Gesellschaftlicher Bärendienst
Das Gegenteil ist nämlich der Fall: In einer Zeit, in der Menschen den Medien und dem Staat immer mehr misstrauen, gießen die Forscherinnen und Forscher bloß Öl ins Feuer. So liefern Rene Hurlemann und Kollegen den misstrauischen Bürgerinnen und Bürgern einen Präzedenzfall dafür, dass ihre Sorgen berechtigt sind.
Man hat auch gerade erst gesehen, dass die unbeholfenen Ausgrenzungsversuche des Establishments und voreilige Nazivergleiche Wasser auf die Mühlen der "Alternative für Deutschland" waren, die jetzt mit über 10% der Stimmen drittstärkste Fraktion im Deutschen Bundestag geworden ist. Auch hier ging der Versuch, mit psychologischem Druck zu arbeiten, nach hinten los.

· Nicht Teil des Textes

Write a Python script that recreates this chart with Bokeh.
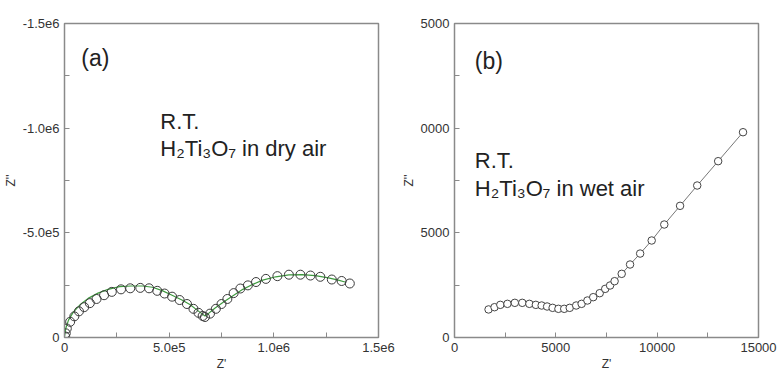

Selbst wenn es manchen nicht passt: Freiheit ist immer auch Freiheit der Andersdenkenden. Wer versucht, die Demokratie durch Meinungsmanipulation zu retten, beschädigt sie vielmehr. Auch im US-Wahlkampf schadeten Hillary Clinton, von vielen als ehrlichere Alternative zu Trump hochgehalten, der unehrliche Umgang mit parteiinterner Konkurrenz sowie moralisch zweifelhafte Spendenverbindungen. Und auch wenn man Fremdenfeindlichkeit aus guten Gründen ablehnen mag, ist diese Gesinnung keine Straftat.
Wir haben einen Rechtsstaat zur Verfolgung von Gewalt- und Terrorakten und nicht von Meinungen, die uns nicht gefallen. Daher werden wir nicht darum herumkommen, uns demokratisch mit Fremdenfeindlichkeit auseinanderzusetzen. Wie gut das den privilegierten Damen und Herren mit ihrer Vorbildfunktion im 19. Bundestag gelingen wird, werden wir in den kommenden Jahren sehen.